_Data segment:_
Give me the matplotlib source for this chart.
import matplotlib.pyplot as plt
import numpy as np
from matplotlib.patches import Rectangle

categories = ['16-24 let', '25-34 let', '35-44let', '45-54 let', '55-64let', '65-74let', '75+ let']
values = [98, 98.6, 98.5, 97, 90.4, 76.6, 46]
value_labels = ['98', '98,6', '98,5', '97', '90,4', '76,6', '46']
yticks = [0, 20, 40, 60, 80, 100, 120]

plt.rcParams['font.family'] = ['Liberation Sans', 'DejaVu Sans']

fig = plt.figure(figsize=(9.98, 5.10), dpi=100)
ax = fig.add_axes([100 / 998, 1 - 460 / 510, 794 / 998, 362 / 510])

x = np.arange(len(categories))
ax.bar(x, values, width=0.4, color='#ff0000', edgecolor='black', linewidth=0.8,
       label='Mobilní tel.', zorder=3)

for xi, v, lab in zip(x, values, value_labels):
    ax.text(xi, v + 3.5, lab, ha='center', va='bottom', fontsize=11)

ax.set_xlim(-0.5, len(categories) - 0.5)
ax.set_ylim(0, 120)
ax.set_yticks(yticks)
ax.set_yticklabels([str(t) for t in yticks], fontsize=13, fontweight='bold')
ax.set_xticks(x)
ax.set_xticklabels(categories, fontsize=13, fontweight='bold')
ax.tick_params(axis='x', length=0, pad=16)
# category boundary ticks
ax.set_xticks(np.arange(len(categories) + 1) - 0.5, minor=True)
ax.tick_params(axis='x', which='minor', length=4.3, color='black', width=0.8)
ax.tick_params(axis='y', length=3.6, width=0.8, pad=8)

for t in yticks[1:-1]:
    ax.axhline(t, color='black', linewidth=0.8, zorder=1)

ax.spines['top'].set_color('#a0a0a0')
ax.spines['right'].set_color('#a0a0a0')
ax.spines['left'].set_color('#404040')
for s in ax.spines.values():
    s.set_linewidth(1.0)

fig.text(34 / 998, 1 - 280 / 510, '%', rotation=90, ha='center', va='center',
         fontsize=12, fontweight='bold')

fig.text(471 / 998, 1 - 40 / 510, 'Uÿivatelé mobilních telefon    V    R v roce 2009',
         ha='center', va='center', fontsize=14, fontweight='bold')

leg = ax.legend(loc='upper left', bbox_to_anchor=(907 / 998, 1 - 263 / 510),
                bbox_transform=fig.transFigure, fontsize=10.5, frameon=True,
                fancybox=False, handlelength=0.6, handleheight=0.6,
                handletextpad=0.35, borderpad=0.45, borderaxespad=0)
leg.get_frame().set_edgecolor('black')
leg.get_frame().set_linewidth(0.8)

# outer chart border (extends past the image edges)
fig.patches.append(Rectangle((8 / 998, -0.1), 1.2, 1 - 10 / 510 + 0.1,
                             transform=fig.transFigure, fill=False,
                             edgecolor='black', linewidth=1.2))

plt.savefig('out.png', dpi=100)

_Given problem:_
Only the number is wanted: how many lines in the data include the word "matplotlib"?

_Exercise output:_
3